I was considering a player reputation system like that, but with one small tweak: Any submission to the system would be moderated. I quickly abandoned that idea because of the massive workload it would put on any staff running the game.

It seems that something like an individual reputation system would be the way to go, where you can mark a player's reputation for yourself. It would have to be something only you could see though, and one where you wouldn't be able to share that information with others as it would cause the same problems as having a server wide system.

I don't think this idea would really work on an individual player basis, but it might work for guilds. Each individual player's vote goes towards a total guild reputation value. That reputation value would then affect different things according to guild rules, or perhaps other things the guild does such as the behavior of guild hired NPCs or merchants towards the player.

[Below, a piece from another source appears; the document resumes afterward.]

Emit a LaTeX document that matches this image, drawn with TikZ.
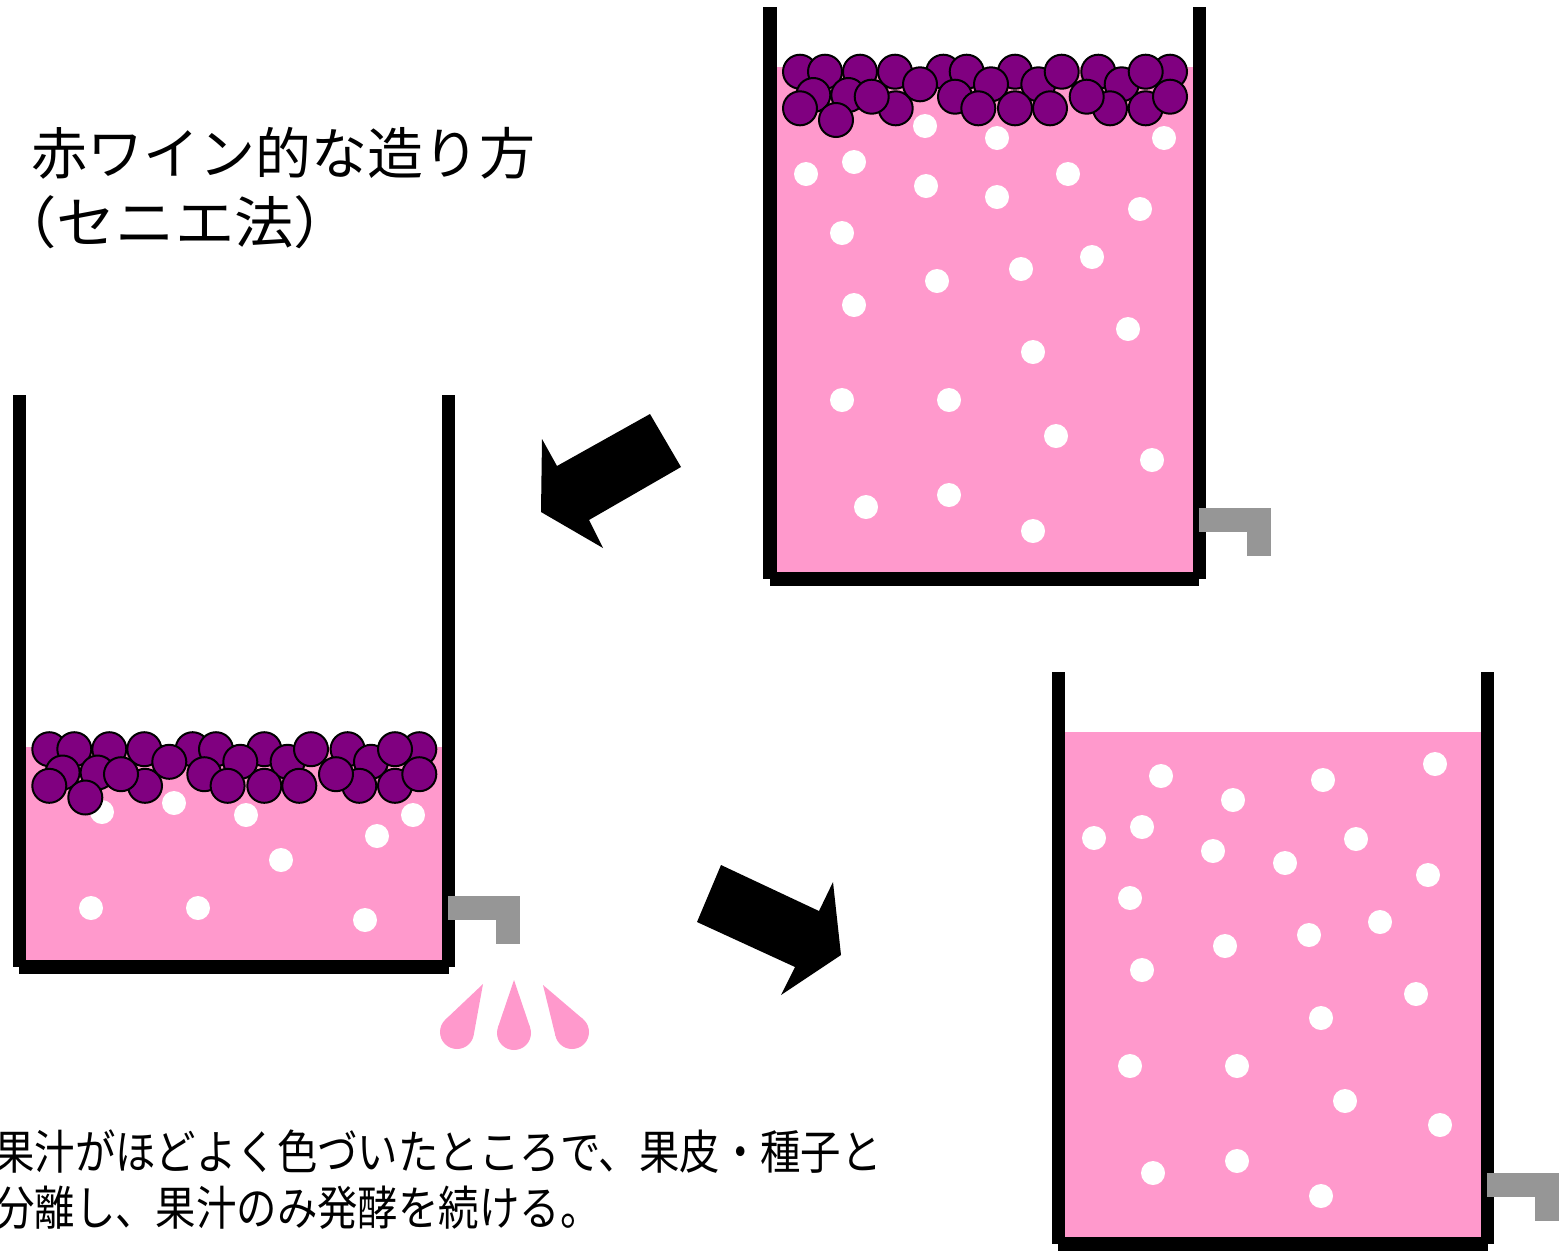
\documentclass[tikz,border=0pt]{standalone}
\usepackage{fontspec}
\usepackage{graphicx}
\newfontfamily\jpfont{Noto Sans CJK JP}

\definecolor{juice}{HTML}{FF99CC}
\definecolor{grape}{HTML}{800080}
\definecolor{tapgray}{HTML}{969696}

\tikzset{
  wall/.style={line width=13.4pt, line cap=butt, black},
  berry/.style={fill=grape, draw=black, line width=2pt},
  bubble/.style={fill=white},
  tapfill/.style={fill=tapgray},
  bigarrow/.style={fill=black},
  dropfill/.style={fill=juice},
  titletext/.style={anchor=base west, inner sep=0pt, font=\jpfont\fontsize{56}{60}\selectfont},
  notetext/.style={anchor=base west, inner sep=0pt, font=\jpfont\fontsize{47}{50}\selectfont}
}

% tank: #1,#2 = top of the left wall (its centre line), #3 = depth of the juice surface
\newcommand{\vessel}[3]{%
  \begin{scope}[shift={(#1,#2)}]
    \fill[juice] (6.7,#3) rectangle (422.7,565);
    \draw[wall] (0,0) -- (0,572);
    \draw[wall] (429.4,0) -- (429.4,572);
    \draw[wall] (0,572) -- (429.4,572);
    \fill[tapfill] (429,501) rectangle (501,525);
    \fill[tapfill] (477,501) rectangle (501,549);
  \end{scope}}

% floating cap of skins: #1 = left wall centre, #2 = juice surface
\newcommand{\skincap}[2]{%
  \begin{scope}[shift={(#1,#2)}]
    \foreach \gx/\gy in {30/4.7, 55/4.7, 90/4.7, 125/4.7, 173.3/4.7, 196.7/4.7,
                         245/4.7, 328.3/4.7, 400/4.7}
      \draw[berry] (\gx,\gy) circle[radius=17];
    \foreach \gx/\gy in {43.3/28, 78.3/28, 185/29.7, 221/17.3, 268.3/17.3, 351.7/17.3}
      \draw[berry] (\gx,\gy) circle[radius=17];
    \foreach \gx/\gy in {30/41.3, 66/53, 125.7/41.3, 208.3/41.3, 245/41.3,
                         280/41.3, 340/41.3, 375.7/41.3}
      \draw[berry] (\gx,\gy) circle[radius=17];
    \foreach \gx/\gy in {291.7/4.7, 375.7/4.7, 101.7/29.7, 150/17.3, 316.7/29.7, 400/29.7}
      \draw[berry] (\gx,\gy) circle[radius=17];
  \end{scope}}

\begin{document}
\begin{tikzpicture}[x=1pt, y=-1pt]
  \useasboundingbox (0,0) rectangle (1561,1254);

  % title
  \node[titletext] (title1) at (31,174) {赤ワイン的な造り方};
  \node[titletext] (title2) at (-3,243) {\scalebox{1.06}[1]{（セニエ法）}};

  % tank 1: full tank with skins on top
  \vessel{770}{7}{60}
  \foreach \bx/\by in {925/126, 997/138, 1164/138, 806/174, 854/162, 926/186,
                       997/197, 1068/174, 1140/209, 842/233, 937/281, 1021/269,
                       1092/257, 854/305, 1128/329, 1033/352, 842/400, 949/400,
                       1056/436, 1152/460, 866/507, 949/495, 1033/531}
    \fill[bubble] (\bx,\by) circle[radius=12];
  \skincap{770}{67}

  % tank 2: part of the juice drawn off
  \vessel{19.3}{395}{352}
  \foreach \bx/\by in {102/812, 174/803, 246/815, 377/836, 413/815, 281/860,
                       91/908, 198/908, 365/920}
    \fill[bubble] (\bx,\by) circle[radius=12];
  \skincap{19.3}{744.5}

  % juice dripping from the tap
  \fill[dropfill] (457,1032) circle[radius=17];
  \fill[dropfill] (483,984) -- (473.7,1035) -- (445.3,1019.7) -- cycle;
  \fill[dropfill] (514,1033) circle[radius=17];
  \fill[dropfill] (514,980) -- (530.1,1027.5) -- (497.9,1027.5) -- cycle;
  \fill[dropfill] (572,1032) circle[radius=17];
  \fill[dropfill] (543,985) -- (583,1019.1) -- (555.5,1036) -- cycle;

  % tank 3: juice only
  \vessel{1058.3}{672}{60}
  \foreach \bx/\by in {1161/776, 1233/800, 1323/780, 1435/764, 1094/838, 1142/827,
                       1213/851, 1285/863, 1356/839, 1428/875, 1130/898, 1380/922,
                       1309/935, 1225/946, 1142/970, 1416/994, 1321/1018, 1130/1066,
                       1237/1066, 1345/1101, 1440/1125, 1153/1173, 1237/1161, 1321/1196}
    \fill[bubble] (\bx,\by) circle[radius=12];

  % block arrows
  \fill[bigarrow] (650,414) -- (681,467) -- (589,520) -- (603,548) -- (541,512)
                  -- (542,439) -- (557,466) -- cycle;
  \fill[bigarrow] (721,865) -- (819,911) -- (833,882) -- (841,955) -- (781,995)
                  -- (795,967) -- (697,922) -- cycle;

  % explanation
  \node[notetext] (note1) at (-6,1169) {\scalebox{0.86}[1]{果汁がほどよく色づいたところで、果皮・種子と}};
  \node[notetext] (note2) at (-6,1225) {\scalebox{0.86}[1]{分離し、果汁のみ発酵を続ける。}};
\end{tikzpicture}
\end{document}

Besides, players already have a reputation system in place. It's called "Remember who the jerks are and don't play with them." I don't think we really need an in game numerical system for individuals.
 
@boatorious

It's not so much that the game (WoW) doesn't teach you how to get out of the fire it's that it doesn't even teach you that you're *supposed* to get out of the fire.
 
I generally blacklist/ignore a vanishingly tiny number of names, but when I do so, I would prefer the ignore to function against the player's account rather than just one of their character names.
 
Perhaps a reasonable measure of anti-social tendencies would be the frequency with which a player's account accumulated in game sanctions from the GM's for anti-social behavior.

If you used a tool like dungeon finder, you could opt to filter the more anti-social players out.

Similarly, from a guild perspective, if someone wanted to sign up for a guild, you could filter them based on such a statistic.

While it wouldn't be a perfect filter, it would attach a modest cost for anti-social behavior.